Begin at the first line of the data and copy each line through the one containing "from bokeh.resources import INLINE", that line included, with no pictures.

Collected data =
▼
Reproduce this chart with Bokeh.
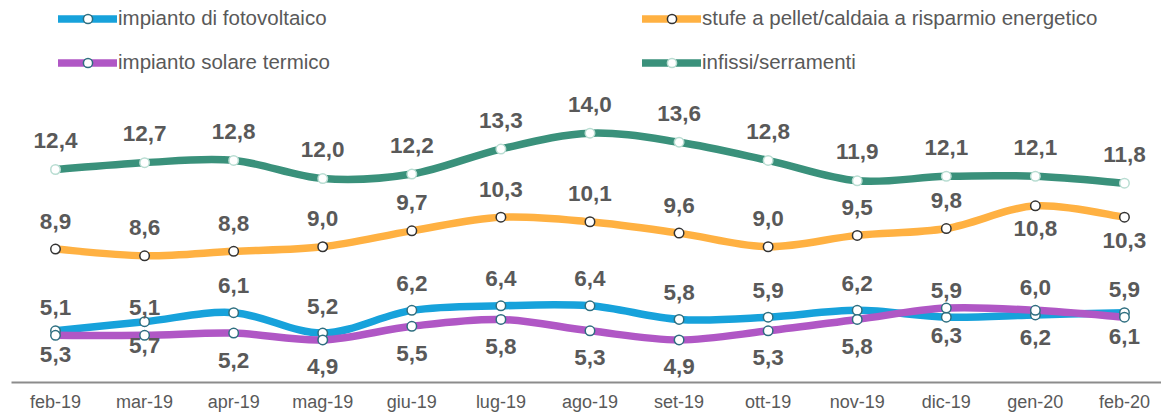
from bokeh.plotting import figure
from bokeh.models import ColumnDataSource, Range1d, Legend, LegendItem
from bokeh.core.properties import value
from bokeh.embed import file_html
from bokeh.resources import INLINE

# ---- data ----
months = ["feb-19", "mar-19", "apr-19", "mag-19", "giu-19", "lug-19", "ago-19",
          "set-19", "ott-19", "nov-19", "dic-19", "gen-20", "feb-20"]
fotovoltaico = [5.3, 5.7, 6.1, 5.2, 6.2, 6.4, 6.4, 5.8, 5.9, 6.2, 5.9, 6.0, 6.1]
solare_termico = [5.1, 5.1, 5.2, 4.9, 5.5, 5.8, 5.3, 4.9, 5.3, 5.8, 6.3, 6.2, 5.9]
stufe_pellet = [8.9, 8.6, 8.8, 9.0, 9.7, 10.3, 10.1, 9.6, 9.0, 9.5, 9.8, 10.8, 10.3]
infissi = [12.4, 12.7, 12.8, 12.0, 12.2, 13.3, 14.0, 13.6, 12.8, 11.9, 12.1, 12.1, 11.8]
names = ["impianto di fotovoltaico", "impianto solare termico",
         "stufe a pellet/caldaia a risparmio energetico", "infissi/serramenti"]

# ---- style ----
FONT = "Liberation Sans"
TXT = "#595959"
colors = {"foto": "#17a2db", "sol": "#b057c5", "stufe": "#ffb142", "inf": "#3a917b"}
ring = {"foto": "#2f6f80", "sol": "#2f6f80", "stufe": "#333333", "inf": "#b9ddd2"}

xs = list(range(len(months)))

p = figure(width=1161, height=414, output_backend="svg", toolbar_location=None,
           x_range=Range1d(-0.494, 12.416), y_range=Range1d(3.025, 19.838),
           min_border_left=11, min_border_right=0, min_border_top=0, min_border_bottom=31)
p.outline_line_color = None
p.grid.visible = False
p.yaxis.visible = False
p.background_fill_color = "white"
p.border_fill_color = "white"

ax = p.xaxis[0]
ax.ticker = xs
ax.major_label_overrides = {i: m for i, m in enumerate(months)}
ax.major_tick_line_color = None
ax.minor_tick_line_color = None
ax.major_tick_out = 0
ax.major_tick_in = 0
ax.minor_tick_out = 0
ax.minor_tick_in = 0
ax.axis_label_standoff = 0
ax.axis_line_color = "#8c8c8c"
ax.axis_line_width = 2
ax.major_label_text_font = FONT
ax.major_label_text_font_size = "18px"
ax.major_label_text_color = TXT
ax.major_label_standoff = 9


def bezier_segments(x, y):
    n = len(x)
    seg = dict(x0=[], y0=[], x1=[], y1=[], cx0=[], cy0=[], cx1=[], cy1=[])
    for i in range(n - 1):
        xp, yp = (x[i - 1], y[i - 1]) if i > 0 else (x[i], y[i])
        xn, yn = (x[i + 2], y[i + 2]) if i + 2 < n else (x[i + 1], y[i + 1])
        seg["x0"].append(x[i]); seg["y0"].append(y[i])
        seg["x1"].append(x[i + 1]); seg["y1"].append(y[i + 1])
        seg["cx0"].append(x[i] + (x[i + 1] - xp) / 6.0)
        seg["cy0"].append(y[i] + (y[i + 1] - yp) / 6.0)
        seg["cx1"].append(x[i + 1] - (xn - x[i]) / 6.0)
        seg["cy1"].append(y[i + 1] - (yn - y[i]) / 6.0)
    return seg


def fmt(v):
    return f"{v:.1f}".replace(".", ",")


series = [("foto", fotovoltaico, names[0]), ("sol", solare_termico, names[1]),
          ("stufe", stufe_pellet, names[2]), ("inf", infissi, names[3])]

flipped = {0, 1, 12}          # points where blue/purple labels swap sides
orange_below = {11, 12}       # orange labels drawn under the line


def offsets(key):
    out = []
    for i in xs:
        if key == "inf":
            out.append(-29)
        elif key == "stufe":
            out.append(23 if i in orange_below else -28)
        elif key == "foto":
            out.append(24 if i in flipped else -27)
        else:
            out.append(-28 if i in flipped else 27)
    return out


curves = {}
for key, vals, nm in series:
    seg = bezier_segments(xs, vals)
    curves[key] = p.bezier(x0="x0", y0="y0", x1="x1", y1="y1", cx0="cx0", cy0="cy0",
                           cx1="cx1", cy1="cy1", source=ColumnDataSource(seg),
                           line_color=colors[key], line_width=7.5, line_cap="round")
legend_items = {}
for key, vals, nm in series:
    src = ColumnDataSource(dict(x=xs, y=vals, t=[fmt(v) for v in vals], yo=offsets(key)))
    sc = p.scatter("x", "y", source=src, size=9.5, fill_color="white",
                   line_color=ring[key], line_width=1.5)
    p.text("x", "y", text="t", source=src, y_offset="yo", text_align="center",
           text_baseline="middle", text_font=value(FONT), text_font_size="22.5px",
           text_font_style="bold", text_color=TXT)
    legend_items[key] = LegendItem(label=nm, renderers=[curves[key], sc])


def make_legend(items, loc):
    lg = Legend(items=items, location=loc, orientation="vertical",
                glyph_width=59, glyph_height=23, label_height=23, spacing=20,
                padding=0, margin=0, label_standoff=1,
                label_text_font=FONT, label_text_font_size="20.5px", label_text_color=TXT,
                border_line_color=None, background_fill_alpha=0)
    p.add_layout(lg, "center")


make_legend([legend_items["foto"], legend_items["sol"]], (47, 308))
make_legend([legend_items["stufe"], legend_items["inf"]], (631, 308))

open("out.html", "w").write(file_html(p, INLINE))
▲
Exercise result =
Reproduce this chart with Bokeh.
from bokeh.plotting import figure
from bokeh.models import ColumnDataSource, Range1d, Legend, LegendItem
from bokeh.core.properties import value
from bokeh.embed import file_html
from bokeh.resources import INLINE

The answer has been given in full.